SUPPLIED RECORDS>
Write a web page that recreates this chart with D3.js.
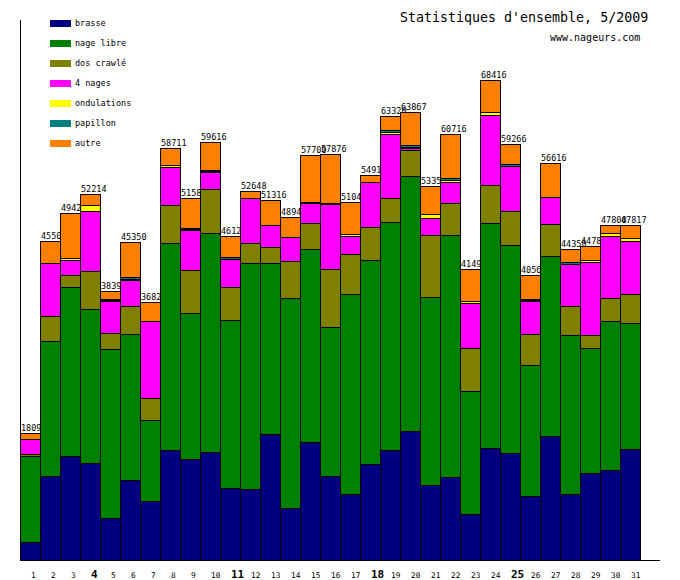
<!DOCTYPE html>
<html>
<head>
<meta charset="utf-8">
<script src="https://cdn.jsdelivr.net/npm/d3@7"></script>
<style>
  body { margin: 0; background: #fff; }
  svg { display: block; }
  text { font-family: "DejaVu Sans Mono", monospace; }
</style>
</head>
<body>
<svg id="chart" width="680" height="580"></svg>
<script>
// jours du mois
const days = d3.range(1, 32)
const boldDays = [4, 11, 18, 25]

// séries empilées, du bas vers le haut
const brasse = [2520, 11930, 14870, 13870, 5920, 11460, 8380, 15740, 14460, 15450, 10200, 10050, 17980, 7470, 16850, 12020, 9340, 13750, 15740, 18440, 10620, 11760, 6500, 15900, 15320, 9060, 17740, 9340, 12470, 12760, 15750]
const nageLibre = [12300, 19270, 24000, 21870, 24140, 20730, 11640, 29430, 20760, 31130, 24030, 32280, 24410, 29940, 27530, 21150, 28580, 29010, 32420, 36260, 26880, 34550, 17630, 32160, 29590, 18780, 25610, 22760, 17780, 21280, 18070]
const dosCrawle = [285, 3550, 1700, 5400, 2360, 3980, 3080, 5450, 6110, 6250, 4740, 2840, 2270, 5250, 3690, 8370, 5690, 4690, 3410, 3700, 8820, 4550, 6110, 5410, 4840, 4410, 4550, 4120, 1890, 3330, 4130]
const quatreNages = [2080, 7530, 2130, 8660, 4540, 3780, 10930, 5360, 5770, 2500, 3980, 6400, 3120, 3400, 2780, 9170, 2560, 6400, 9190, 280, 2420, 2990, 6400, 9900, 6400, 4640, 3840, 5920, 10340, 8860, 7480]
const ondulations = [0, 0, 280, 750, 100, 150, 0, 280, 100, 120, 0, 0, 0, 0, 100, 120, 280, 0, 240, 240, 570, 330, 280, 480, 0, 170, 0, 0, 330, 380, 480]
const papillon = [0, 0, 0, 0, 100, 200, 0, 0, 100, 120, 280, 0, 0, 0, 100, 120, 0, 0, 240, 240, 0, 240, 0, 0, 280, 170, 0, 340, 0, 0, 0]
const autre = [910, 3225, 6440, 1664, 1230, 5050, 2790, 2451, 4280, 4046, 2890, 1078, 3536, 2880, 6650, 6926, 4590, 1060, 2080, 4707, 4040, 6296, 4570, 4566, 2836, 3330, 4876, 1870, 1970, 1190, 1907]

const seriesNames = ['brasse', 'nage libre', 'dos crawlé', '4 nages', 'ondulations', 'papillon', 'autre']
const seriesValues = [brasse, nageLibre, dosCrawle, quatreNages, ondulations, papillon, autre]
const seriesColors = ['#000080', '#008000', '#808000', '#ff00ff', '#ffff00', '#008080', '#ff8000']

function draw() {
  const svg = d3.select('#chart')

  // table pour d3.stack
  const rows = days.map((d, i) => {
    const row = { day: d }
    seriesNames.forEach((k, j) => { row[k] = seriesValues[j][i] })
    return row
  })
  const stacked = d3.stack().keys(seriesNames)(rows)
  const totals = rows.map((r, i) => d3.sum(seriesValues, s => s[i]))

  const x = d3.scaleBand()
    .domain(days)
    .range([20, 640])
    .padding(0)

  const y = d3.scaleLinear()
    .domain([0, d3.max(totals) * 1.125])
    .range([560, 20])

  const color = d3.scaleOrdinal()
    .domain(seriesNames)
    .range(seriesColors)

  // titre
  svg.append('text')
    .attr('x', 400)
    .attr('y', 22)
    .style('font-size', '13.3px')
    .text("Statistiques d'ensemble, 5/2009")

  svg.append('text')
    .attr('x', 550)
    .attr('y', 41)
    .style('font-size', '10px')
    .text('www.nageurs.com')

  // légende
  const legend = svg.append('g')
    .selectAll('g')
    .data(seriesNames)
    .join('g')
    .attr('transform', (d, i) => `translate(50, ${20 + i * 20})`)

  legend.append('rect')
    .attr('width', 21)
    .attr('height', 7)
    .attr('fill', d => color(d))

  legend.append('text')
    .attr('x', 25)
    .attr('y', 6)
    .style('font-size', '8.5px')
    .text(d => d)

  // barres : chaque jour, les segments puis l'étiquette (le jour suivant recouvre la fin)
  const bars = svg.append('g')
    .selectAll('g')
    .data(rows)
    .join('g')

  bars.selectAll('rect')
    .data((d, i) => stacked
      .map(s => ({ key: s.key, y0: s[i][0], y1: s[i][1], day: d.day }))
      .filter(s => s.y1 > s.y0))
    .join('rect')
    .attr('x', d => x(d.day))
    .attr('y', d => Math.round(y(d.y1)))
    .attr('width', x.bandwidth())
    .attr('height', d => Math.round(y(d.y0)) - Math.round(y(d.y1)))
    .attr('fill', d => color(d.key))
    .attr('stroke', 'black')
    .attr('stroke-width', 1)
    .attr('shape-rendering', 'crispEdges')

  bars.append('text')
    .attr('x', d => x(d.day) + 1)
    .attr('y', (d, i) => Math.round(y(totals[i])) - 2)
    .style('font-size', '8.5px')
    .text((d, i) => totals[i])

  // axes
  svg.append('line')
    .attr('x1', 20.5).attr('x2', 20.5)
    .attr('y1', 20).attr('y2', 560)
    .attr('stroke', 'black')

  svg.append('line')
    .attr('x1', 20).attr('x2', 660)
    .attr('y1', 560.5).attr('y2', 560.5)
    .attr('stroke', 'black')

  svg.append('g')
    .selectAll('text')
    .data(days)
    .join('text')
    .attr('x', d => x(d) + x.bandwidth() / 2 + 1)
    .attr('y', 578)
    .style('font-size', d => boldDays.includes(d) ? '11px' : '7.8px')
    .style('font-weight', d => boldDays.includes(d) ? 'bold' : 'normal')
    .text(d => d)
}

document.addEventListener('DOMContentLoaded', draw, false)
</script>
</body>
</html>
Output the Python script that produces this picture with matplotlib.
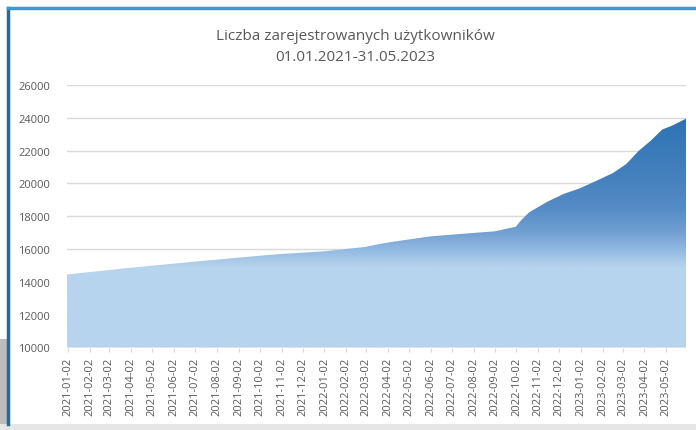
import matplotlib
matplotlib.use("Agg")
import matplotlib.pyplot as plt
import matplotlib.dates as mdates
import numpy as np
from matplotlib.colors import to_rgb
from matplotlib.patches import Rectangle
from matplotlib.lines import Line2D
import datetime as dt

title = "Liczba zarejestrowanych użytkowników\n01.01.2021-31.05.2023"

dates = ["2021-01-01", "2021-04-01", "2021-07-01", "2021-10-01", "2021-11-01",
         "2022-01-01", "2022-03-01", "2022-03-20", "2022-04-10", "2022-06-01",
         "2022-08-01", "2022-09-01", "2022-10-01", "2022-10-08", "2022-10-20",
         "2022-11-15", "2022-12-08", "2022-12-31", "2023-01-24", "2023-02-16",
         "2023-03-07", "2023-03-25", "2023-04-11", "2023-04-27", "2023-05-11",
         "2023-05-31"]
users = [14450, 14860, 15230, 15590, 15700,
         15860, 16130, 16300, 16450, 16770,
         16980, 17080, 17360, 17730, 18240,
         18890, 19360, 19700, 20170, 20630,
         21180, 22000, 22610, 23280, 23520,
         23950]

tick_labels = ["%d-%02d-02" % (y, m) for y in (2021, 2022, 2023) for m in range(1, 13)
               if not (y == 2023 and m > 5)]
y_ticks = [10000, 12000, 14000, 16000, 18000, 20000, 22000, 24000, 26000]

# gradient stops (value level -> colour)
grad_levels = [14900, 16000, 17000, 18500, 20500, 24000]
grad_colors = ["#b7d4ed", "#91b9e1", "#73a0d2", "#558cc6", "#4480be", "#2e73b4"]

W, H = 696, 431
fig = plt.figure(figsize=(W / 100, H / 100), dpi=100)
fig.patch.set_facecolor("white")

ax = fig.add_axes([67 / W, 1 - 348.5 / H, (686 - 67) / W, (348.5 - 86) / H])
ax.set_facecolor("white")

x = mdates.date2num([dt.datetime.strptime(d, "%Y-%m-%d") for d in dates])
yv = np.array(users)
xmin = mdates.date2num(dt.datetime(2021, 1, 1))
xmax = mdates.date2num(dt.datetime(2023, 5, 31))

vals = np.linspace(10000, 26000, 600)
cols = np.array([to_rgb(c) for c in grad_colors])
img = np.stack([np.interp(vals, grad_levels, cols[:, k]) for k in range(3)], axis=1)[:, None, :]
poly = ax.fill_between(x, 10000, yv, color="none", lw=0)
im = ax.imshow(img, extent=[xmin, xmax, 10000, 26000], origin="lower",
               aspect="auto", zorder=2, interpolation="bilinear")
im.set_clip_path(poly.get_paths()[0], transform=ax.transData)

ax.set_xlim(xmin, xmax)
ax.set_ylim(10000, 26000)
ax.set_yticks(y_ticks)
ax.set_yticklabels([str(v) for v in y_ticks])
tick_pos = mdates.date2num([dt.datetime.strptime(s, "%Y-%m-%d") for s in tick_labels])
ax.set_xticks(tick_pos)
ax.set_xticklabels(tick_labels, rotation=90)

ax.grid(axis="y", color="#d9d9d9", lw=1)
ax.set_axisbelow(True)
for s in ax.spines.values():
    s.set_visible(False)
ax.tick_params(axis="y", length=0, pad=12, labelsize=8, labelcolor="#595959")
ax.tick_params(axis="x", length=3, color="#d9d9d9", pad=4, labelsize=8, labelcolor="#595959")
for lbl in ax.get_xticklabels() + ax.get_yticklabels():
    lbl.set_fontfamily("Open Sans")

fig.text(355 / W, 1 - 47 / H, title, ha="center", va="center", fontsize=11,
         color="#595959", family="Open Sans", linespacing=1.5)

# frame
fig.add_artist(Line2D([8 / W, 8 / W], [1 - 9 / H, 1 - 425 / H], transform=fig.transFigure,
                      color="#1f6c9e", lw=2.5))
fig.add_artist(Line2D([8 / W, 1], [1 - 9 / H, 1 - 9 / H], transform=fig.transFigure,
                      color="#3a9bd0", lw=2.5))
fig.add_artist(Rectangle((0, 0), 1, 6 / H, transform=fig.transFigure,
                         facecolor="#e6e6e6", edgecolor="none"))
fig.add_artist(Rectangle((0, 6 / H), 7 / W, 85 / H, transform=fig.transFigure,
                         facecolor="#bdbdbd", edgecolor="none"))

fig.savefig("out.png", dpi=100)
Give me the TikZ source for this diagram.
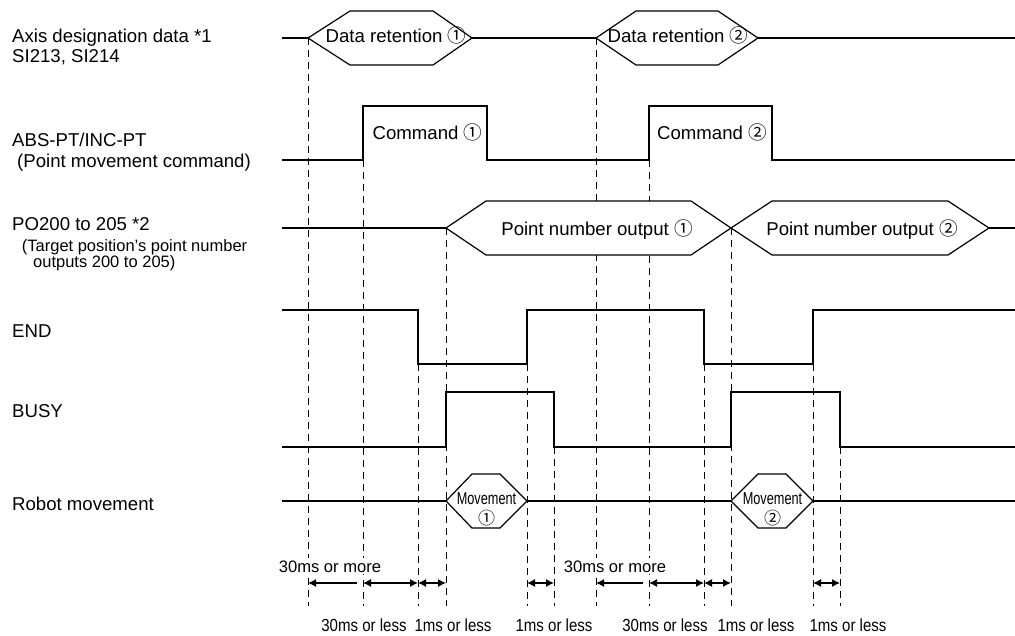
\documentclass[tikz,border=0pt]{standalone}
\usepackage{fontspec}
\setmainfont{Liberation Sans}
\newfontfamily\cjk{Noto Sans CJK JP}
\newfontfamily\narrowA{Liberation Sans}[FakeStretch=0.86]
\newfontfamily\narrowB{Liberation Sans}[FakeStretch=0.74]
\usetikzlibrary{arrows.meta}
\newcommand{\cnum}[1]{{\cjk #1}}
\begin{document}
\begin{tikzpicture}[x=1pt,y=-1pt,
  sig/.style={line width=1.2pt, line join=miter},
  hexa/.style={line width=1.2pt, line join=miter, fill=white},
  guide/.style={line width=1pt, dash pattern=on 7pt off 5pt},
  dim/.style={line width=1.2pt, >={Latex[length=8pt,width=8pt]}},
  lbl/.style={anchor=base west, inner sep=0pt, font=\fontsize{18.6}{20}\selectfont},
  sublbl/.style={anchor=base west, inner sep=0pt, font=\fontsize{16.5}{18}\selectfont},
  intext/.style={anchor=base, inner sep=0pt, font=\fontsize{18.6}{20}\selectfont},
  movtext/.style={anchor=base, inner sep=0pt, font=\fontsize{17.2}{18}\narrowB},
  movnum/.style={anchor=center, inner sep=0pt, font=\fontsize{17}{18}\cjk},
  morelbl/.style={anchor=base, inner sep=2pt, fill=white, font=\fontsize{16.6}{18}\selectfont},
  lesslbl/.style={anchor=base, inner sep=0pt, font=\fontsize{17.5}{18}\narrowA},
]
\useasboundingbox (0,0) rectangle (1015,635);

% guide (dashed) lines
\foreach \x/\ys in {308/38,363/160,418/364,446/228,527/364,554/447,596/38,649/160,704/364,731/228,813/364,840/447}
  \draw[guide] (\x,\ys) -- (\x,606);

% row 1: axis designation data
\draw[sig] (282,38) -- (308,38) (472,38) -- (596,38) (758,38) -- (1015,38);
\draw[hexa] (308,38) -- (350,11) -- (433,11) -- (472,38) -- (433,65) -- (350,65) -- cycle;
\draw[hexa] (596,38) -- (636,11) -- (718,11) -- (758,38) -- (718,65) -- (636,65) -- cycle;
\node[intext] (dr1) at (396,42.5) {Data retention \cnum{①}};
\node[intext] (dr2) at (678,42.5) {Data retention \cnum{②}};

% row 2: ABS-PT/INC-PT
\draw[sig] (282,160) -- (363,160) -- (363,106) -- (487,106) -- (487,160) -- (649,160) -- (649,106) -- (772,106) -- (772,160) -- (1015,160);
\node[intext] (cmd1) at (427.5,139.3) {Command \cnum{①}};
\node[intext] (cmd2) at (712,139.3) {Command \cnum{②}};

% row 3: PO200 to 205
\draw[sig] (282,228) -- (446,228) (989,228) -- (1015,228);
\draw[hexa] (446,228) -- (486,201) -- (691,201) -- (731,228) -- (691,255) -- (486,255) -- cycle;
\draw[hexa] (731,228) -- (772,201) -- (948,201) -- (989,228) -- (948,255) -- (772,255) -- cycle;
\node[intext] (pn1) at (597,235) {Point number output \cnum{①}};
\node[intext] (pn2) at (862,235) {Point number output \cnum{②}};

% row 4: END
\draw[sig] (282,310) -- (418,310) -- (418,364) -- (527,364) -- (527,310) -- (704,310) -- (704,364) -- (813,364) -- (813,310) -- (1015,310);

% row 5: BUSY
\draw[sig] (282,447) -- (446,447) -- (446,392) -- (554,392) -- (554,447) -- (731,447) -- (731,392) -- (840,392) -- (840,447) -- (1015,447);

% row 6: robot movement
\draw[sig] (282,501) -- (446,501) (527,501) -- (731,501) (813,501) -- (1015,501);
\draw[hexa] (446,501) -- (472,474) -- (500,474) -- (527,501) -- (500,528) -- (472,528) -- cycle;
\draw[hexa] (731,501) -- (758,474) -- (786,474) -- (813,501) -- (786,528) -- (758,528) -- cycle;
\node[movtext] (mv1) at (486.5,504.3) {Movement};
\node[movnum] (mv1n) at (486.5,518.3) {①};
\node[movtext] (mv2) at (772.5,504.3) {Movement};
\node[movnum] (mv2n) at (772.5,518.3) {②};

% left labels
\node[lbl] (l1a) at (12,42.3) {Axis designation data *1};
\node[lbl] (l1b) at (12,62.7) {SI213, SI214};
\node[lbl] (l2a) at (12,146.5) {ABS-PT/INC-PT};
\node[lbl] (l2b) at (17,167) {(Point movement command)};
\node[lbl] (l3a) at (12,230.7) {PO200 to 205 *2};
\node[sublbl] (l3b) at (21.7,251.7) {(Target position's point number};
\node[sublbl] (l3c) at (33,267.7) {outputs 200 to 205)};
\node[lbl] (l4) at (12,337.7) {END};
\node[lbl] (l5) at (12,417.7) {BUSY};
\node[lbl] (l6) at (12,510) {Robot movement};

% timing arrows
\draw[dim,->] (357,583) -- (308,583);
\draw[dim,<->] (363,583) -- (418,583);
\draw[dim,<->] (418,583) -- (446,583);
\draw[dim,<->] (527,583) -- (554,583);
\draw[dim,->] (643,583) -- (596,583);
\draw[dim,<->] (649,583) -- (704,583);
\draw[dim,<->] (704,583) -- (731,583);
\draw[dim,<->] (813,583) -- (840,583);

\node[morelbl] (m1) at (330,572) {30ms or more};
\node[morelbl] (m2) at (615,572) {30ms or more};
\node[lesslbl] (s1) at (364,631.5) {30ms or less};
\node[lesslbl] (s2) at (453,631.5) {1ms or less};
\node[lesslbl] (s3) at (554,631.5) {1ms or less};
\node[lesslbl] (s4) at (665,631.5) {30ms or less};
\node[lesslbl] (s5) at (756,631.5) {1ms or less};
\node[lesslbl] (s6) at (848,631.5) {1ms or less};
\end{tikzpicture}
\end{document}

TASK BRIEF> Without the pictures, write out the lines from the beginning of the entries through the line with "const boldDays = [4, 11, 18, 25]".

CORRECT RESULT>
Write a web page that recreates this chart with D3.js.
<!DOCTYPE html>
<html>
<head>
<meta charset="utf-8">
<script src="https://cdn.jsdelivr.net/npm/d3@7"></script>
<style>
  body { margin: 0; background: #fff; }
  svg { display: block; }
  text { font-family: "DejaVu Sans Mono", monospace; }
</style>
</head>
<body>
<svg id="chart" width="680" height="580"></svg>
<script>
// jours du mois
const days = d3.range(1, 32)
const boldDays = [4, 11, 18, 25]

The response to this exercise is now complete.